Cette situation est dangereuse tant pour les investisseurs que pour le système économique et la planète. La plupart des détenteurs d'actifs échoués feront sans doute des pieds et des mains pour exploiter leurs avoirs, aussi leurs investissements créent-ils une dynamique politique négative. Craignant d'être les seuls à devoir payer les pots cassés, ces investisseurs forment de puissants groupes de pression opposés à la transition écologique. Et si la transition réussit, ils exigeront des compensations : ils demanderont la mutualisation de leurs pertes sur des financements qui n'auraient jamais dû être fait. A considérer l'Histoire, ils pourraient réussir.

L'idéal serait d'interdire ces investissements. Mais, pour l'instant, cette option est politiquement irréalisable aux USA et dans de nombreux autres pays. Une autre option consisterait à déployer des outils réglementaires. L'obligation de garantir la stabilité financière incombe aux institutions chargées de superviser l'économie, notamment les banques centrales, car les marchés réagissent essentiellement au court terme et souvent ne parviennent pas à prendre véritablement en compte les principaux risques.

La crise financière de 2008 montre ce qui peut arriver lorsque la valeur d'une partie, même réduite, des actifs mondiaux (il s'agissait alors des prêts immobiliers américains à risque) subit des variations brusques. L'instabilité du prix des actifs susceptibles d'être affectés par le changement climatique pourrait avoir des effets systémiques qui éclipseront ceux de 2008. Le secteur des combustibles fossiles n'est que la partie émergée de l'iceberg (en train de fondre). L'élévation du niveau des mers et les phénomènes météorologiques extrêmes de plus en plus fréquents (des incendies de forêt aux ouragans) pourraient également entraîner une révision soudaine et à grande échelle de la valeur de beaucoup de biens fonciers.

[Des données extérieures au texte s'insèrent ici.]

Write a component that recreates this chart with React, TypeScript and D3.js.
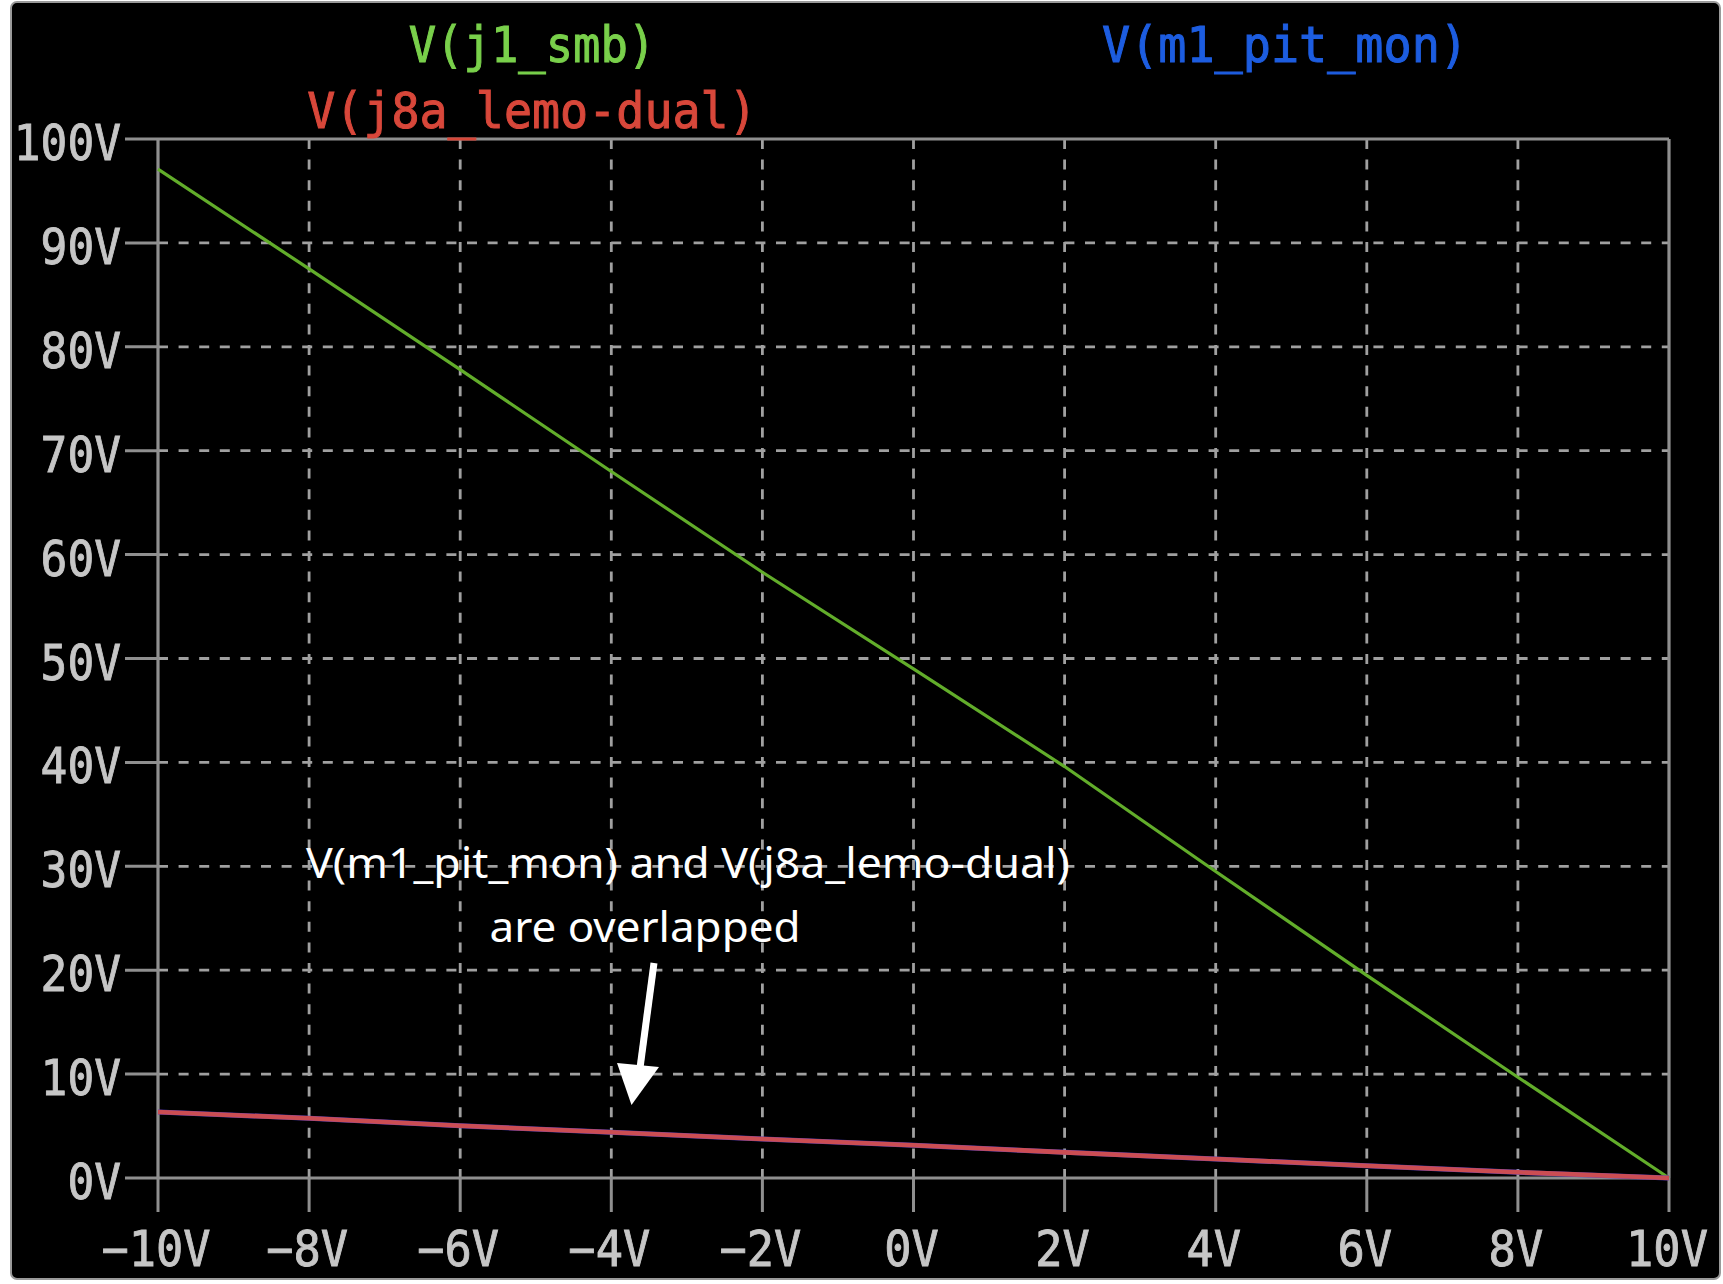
import React from 'react';
import * as d3 from 'd3';

// sweep points (V) along the x axis
const sweepVolts = [-10, -8, -6, -4, -2, 0, 2, 4, 6, 8, 10];

// values at each sweep point
const j1SmbValues = [97.1, 87.5, 77.8, 68.0, 58.3, 49.0, 39.6, 29.5, 19.5, 9.7, 0];
const m1PitMonValues = [6.35, 5.75, 5.03, 4.4, 3.75, 3.15, 2.47, 1.83, 1.18, 0.55, 0];
const j8aLemoDualValues = [6.35, 5.75, 5.03, 4.4, 3.75, 3.15, 2.47, 1.83, 1.18, 0.55, 0];

const xTickValues = [-10, -8, -6, -4, -2, 0, 2, 4, 6, 8, 10];
const xTickLabels = ['−10V', '−8V', '−6V', '−4V', '−2V', '0V', '2V', '4V', '6V', '8V', '10V'];
const yTickValues = [0, 10, 20, 30, 40, 50, 60, 70, 80, 90, 100];
const yTickLabels = ['0V', '10V', '20V', '30V', '40V', '50V', '60V', '70V', '80V', '90V', '100V'];

const W = 1723;
const H = 1284;
const mono = '"DejaVu Sans Mono", "Liberation Mono", monospace';

const App: React.FC = () => {
  const x = d3.scaleLinear().domain([-10, 10]).range([158, 1669]);
  const y = d3.scaleLinear().domain([0, 100]).range([1178, 139]);

  const line = d3.line<number>()
    .x((d, i) => x(sweepVolts[i]))
    .y(d => y(d));

  const frame = '#8f8f8f';
  const grid = '#a0a0a0';
  const label = '#c6c6c6';
  const tickOut = 33;
  const xTickDown = 34;

  return (
    <svg width={W} height={H} style={{ position: 'absolute', left: 0, top: 0, background: '#fff' }}>
      <defs>
        <filter id="soft" x="-5%" y="-5%" width="110%" height="110%">
          <feGaussianBlur stdDeviation={0.7} />
        </filter>
      </defs>
      <rect x={11} y={2} width={1709} height={1277} rx={6} fill="#000" stroke="#9a9a9a" strokeWidth={2} />

      <g filter="url(#soft)">
        {/* grid */}
        {yTickValues.slice(1, -1).map(v => (
          <line key={'gy' + v} x1={x(-10)} x2={x(10)} y1={y(v)} y2={y(v)}
            stroke={grid} strokeWidth={2.8} strokeDasharray="10 10.6" />
        ))}
        {xTickValues.slice(1, -1).map(v => (
          <line key={'gx' + v} x1={x(v)} x2={x(v)} y1={y(100)} y2={y(0)}
            stroke={grid} strokeWidth={2.8} strokeDasharray="10 10.6" />
        ))}

        {/* frame and ticks */}
        {yTickValues.map(v => (
          <line key={'ty' + v} x1={x(-10) - tickOut} x2={x(-10)} y1={y(v)} y2={y(v)}
            stroke={frame} strokeWidth={3} />
        ))}
        {xTickValues.map(v => (
          <line key={'tx' + v} x1={x(v)} x2={x(v)} y1={y(0)} y2={y(0) + xTickDown}
            stroke={frame} strokeWidth={3} />
        ))}
        <line x1={x(-10)} x2={x(10)} y1={y(100)} y2={y(100)} stroke={frame} strokeWidth={3.2} />
        <line x1={x(-10)} x2={x(10)} y1={y(0)} y2={y(0)} stroke={frame} strokeWidth={3.2} />
        <line x1={x(-10)} x2={x(-10)} y1={y(100)} y2={y(0)} stroke={frame} strokeWidth={3.2} />
        <line x1={x(10)} x2={x(10)} y1={y(100)} y2={y(0)} stroke={frame} strokeWidth={3.2} />

        {/* tick labels */}
        {yTickValues.map((v, i) => (
          <text key={'ly' + v} x={121} y={y(v) + 21} textAnchor="end" fill={label}
            stroke={label} strokeWidth={0.9}
            fontFamily={mono} fontSize={49} textLength={yTickLabels[i].length * 26.8}
            lengthAdjust="spacingAndGlyphs">{yTickLabels[i]}</text>
        ))}
        {xTickValues.map((v, i) => (
          <text key={'lx' + v} x={x(v) - 2} y={1266} textAnchor="middle" fill={label}
            stroke={label} strokeWidth={0.9}
            fontFamily={mono} fontSize={49} textLength={xTickLabels[i].length * 27.3}
            lengthAdjust="spacingAndGlyphs">{xTickLabels[i]}</text>
        ))}

        {/* traces */}
        <path d={line(j1SmbValues) || ''} fill="none" stroke="#62ad2c" strokeWidth={3.2} />
        <path d={line(m1PitMonValues) || ''} fill="none" stroke="#4a3fd0" strokeWidth={5} />
        <path d={line(j8aLemoDualValues) || ''} fill="none" stroke="#f0522f" strokeWidth={4.6} strokeOpacity={0.78} />

        {/* trace names */}
        <text x={532} y={62} textAnchor="middle" fill="#79d04b" stroke="#79d04b" strokeWidth={1}
          fontFamily={mono} fontSize={49}
          textLength={9 * 27.4} lengthAdjust="spacingAndGlyphs">V(j1_smb)</text>
        <text x={532} y={128} textAnchor="middle" fill="#d8473a" stroke="#d8473a" strokeWidth={1}
          fontFamily={mono} fontSize={49}
          textLength={16 * 28.1} lengthAdjust="spacingAndGlyphs">V(j8a_lemo-dual)</text>
        <text x={1285} y={62} textAnchor="middle" fill="#1e5de0" stroke="#1e5de0" strokeWidth={1}
          fontFamily={mono} fontSize={49}
          textLength={13 * 28.15} lengthAdjust="spacingAndGlyphs">V(m1_pit_mon)</text>
      </g>

      {/* annotation */}
      <text x={688} y={878} textAnchor="middle" fill="#fff" fontFamily='"Noto Sans", sans-serif'
        fontSize={41} textLength={764} lengthAdjust="spacingAndGlyphs">V(m1_pit_mon) and V(j8a_lemo-dual)</text>
      <text x={645} y={942} textAnchor="middle" fill="#fff" fontFamily='"Noto Sans", sans-serif'
        fontSize={41} textLength={311} lengthAdjust="spacingAndGlyphs">are overlapped</text>
      <line x1={654} y1={963} x2={640} y2={1068} stroke="#fff" strokeWidth={7} />
      <polygon points="617,1063 659,1067 631.5,1105" fill="#fff" />
    </svg>
  );
};

export default App;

Les régulateurs doivent donc exiger la divulgation complète des risques climatiques - ce qui inclut non seulement les risques physiques, mais aussi les risques financiers directs et indirects. Même si l'ampleur de ces risques ou le rythme des changements à venir ne font pas l'unanimité, la prudence exige la divulgation des risques qui accompagnent les scénarios plausibles envisagés par le GIEC (le Groupe d'experts intergouvernemental sur l'évolution du climat) et d'autres institutions. En outre, les mesures permettant d'atteindre la neutralité carbone d'ici 2050 (combinant tarification du carbone et réglementation) auront probablement un impact majeur sur les prix des actifs.

Si l'économie évolue trop lentement pour s'adapter au réchauffement climatique, les risques liés à la transition vont augmenter. Plutôt qu'une transition en douceur vers la neutralité carbone, avec un ajustement progressif de la valeur des actifs, nous pourrions alors connaître une transition chaotique, avec des hausses et des chutes brutales de la valeur des actifs aux moments critiques - lorsque les marchés prendront pleinement conscience de la réalité du changement.

Pour limiter ce danger, les investisseurs doivent détourner leurs fonds des projets qui nuisent à l'environnement pour les orienter vers ceux qui sont favorables à la planète. Il faudra peut-être recourir à la fois à la carotte et au bâton pour inciter le secteur financier à aller dans la bonne direction.

Ainsi pourrait-on exiger davantage de réserves de la part des banques qui investissent dans des projets à risque climatique. Les investisseurs sont avertis : ceux d'entre eux qui continueront à investir dans les combustibles fossiles ne seront sans doute plus subventionnés par les citoyens (du fait de la déductibilité des pertes). Aux USA, l'Etat garantit la grande majorité des prêts hypothécaires résidentiels ; à l'avenir, il ne devrait le faire que pour l'immobilier vert (maisons bien isolées ou à énergie positive).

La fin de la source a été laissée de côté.